| Data extract |
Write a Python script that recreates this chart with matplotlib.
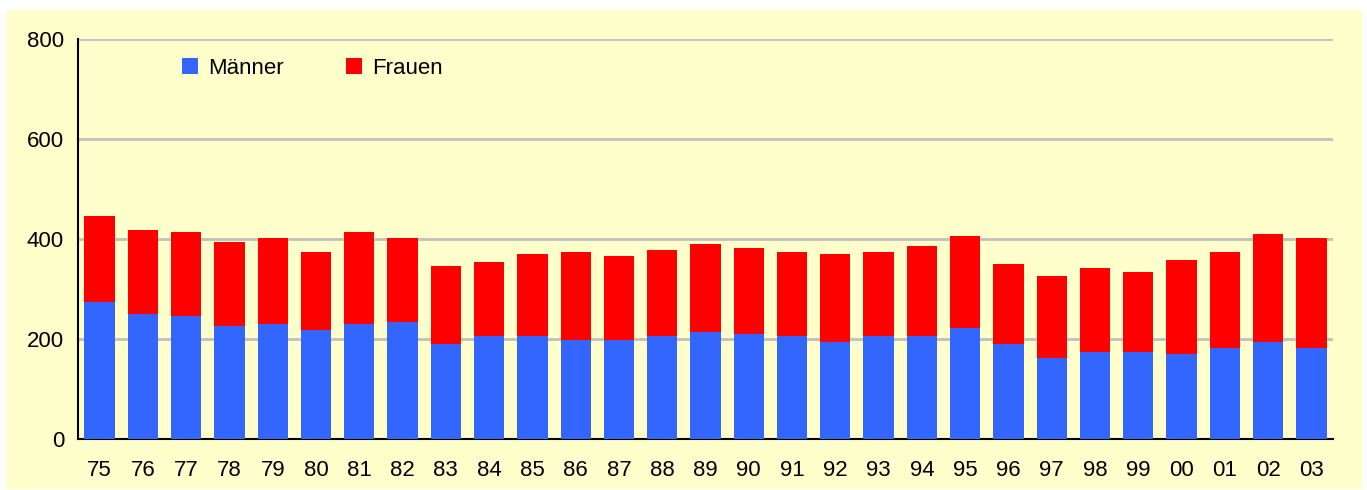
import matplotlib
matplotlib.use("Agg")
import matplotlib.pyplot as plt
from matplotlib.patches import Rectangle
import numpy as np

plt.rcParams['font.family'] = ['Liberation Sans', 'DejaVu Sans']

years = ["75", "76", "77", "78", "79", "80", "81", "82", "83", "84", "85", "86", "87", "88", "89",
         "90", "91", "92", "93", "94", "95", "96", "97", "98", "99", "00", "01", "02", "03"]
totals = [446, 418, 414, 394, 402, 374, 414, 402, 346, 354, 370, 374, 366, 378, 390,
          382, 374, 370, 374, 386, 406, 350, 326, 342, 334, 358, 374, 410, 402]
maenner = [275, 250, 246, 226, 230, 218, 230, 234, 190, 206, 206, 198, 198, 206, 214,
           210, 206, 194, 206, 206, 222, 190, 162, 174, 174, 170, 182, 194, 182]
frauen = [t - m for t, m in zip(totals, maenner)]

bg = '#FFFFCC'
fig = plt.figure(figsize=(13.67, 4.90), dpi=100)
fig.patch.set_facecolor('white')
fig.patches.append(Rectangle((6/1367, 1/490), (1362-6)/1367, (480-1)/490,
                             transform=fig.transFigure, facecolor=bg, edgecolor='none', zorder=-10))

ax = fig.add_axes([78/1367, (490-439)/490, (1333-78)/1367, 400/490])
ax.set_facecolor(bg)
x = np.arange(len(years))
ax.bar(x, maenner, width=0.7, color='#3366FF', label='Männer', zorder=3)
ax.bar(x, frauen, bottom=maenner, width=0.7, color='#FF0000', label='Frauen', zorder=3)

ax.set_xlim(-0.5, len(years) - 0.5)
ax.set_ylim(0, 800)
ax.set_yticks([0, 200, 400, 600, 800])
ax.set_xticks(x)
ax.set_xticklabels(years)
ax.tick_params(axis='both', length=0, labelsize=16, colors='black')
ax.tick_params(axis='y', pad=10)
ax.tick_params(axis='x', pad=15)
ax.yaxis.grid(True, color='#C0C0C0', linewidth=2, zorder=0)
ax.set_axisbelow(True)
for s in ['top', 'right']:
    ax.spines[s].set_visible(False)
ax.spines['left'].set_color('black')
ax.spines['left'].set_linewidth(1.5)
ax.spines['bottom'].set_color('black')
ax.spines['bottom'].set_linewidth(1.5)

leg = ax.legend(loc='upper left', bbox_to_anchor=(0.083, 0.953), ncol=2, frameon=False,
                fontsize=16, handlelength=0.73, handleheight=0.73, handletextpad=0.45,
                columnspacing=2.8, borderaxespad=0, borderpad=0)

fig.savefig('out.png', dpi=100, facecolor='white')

| Exercise instructions |
In this exercise, set down all of the data exactly, without the pictures.

| Task solution |
Write a Python script that recreates this chart with matplotlib.
import matplotlib
matplotlib.use("Agg")
import matplotlib.pyplot as plt
from matplotlib.patches import Rectangle
import numpy as np

plt.rcParams['font.family'] = ['Liberation Sans', 'DejaVu Sans']

years = ["75", "76", "77", "78", "79", "80", "81", "82", "83", "84", "85", "86", "87", "88", "89",
         "90", "91", "92", "93", "94", "95", "96", "97", "98", "99", "00", "01", "02", "03"]
totals = [446, 418, 414, 394, 402, 374, 414, 402, 346, 354, 370, 374, 366, 378, 390,
          382, 374, 370, 374, 386, 406, 350, 326, 342, 334, 358, 374, 410, 402]
maenner = [275, 250, 246, 226, 230, 218, 230, 234, 190, 206, 206, 198, 198, 206, 214,
           210, 206, 194, 206, 206, 222, 190, 162, 174, 174, 170, 182, 194, 182]
frauen = [t - m for t, m in zip(totals, maenner)]

bg = '#FFFFCC'
fig = plt.figure(figsize=(13.67, 4.90), dpi=100)
fig.patch.set_facecolor('white')
fig.patches.append(Rectangle((6/1367, 1/490), (1362-6)/1367, (480-1)/490,
                             transform=fig.transFigure, facecolor=bg, edgecolor='none', zorder=-10))

ax = fig.add_axes([78/1367, (490-439)/490, (1333-78)/1367, 400/490])
ax.set_facecolor(bg)
x = np.arange(len(years))
ax.bar(x, maenner, width=0.7, color='#3366FF', label='Männer', zorder=3)
ax.bar(x, frauen, bottom=maenner, width=0.7, color='#FF0000', label='Frauen', zorder=3)

ax.set_xlim(-0.5, len(years) - 0.5)
ax.set_ylim(0, 800)
ax.set_yticks([0, 200, 400, 600, 800])
ax.set_xticks(x)
ax.set_xticklabels(years)
ax.tick_params(axis='both', length=0, labelsize=16, colors='black')
ax.tick_params(axis='y', pad=10)
ax.tick_params(axis='x', pad=15)
ax.yaxis.grid(True, color='#C0C0C0', linewidth=2, zorder=0)
ax.set_axisbelow(True)
for s in ['top', 'right']:
    ax.spines[s].set_visible(False)
ax.spines['left'].set_color('black')
ax.spines['left'].set_linewidth(1.5)
ax.spines['bottom'].set_color('black')
ax.spines['bottom'].set_linewidth(1.5)

leg = ax.legend(loc='upper left', bbox_to_anchor=(0.083, 0.953), ncol=2, frameon=False,
                fontsize=16, handlelength=0.73, handleheight=0.73, handletextpad=0.45,
                columnspacing=2.8, borderaxespad=0, borderpad=0)

fig.savefig('out.png', dpi=100, facecolor='white')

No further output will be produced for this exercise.